Chile's copper output last year was 5.76 million tonnes,
about 25 percent of the global total, and expectations are for
further falls due to deteriorating ore grade and a lack of
investment in the mining and power industries.
Elsewhere around the world, the quality of the ore is not
what it was and, despite copper's CMCU3 surge from $1,500 to
above $10,000 a tonne between 2002 and 2011, no new, large,
game-changing deposits have been found.
The prospect of deficits has attracted attention.
"Major Japanese trading houses trade commodities locally and
internationally. They have over time been increasing their
exposure to mining," said Raj Karia, Head of Corporate, M&A and
Securities at Norton Rose Fulbright.
"Trading houses broadly should be looking to pick up assets
to integrate their trading operations with ownership of assets.
There is substantial private equity capital available for
mining, some estimate about $10 billion globally."
Private equity firms looking at mining include Madison
Dearborn, Denham Capital Management, KKR, Apollo Global
management, Resource Capital Funds and Orion Resource Partners,
according to data provider Preqin.
Banking sources say private equity on average accounts for
more than 50 percent of participants in potential mining M&A
deals. "They are there in case the process fails, they can then
scoop up distressed assets for a song," one banker said.

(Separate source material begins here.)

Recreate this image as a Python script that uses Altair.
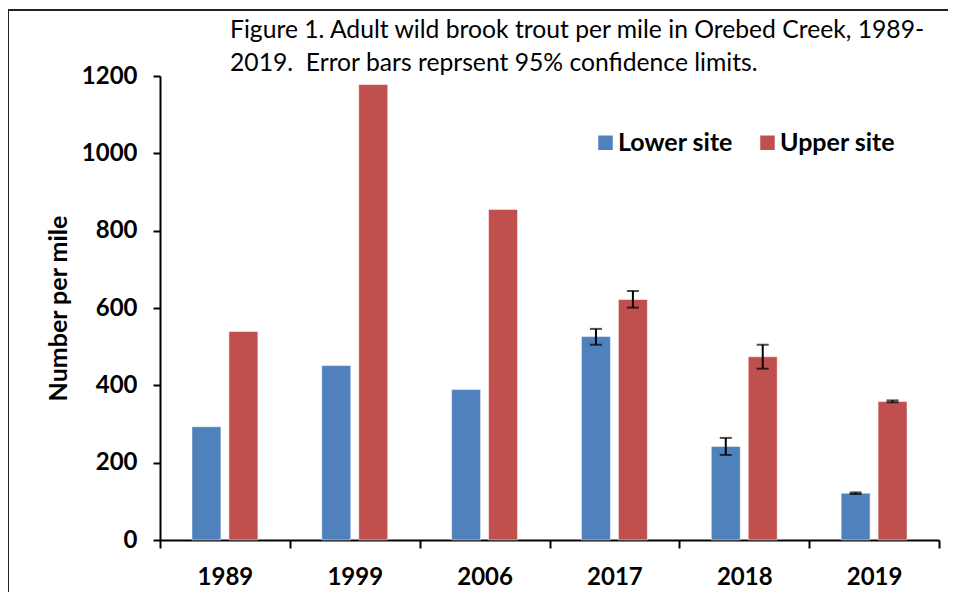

X2 Resources, a mining venture, supported by Noble Group,
TPG Capital, sovereign wealth funds and pension investors, is
also in the fray.
Rio Tinto 's RIO.L Chief Executive Sam Walsh last month
said his team was keeping an eye out for top-tier assets,
particularly in copper.
South32 S32.AX also recently joined the ranks of miners
willing to make acquisitions. "Copper is obviously attractive
given the supply demand fundamentals," the company's Managing
Director Graham Kerr said in February.
"The Chinese are there too, they need copper, they have to
import it," a banking source said.
Copper mines under the hammer include Glencore 's GLEN.L
Lomas Bayas mine in Chile and Cobar in Australia.
But overall, though there are many mining assets up for
sale, few produce copper. So, the focus will increasingly turn
to smaller copper miners such as First Quantum FM.TO and
Central Asia Metals CAML.L , with low production costs.
"Good copper mines are a compelling investment, because they
are a depleting asset," said Allianz (DE:ALVG) Global Investors UK
equities portfolio manager Matthew Tillett, who recently bought
shares in both companies.
"The supply numbers analysts have in their models are
unlikely to happen in reality if prices aren't high enough...My
main concern is demand coming in below expectations."
Others agree much depends on China, the world's largest
consumer of the metal used in power and construction, where
demand growth slowed to around 2 percent last year and is
expected slow further over coming years, possibly towards zero.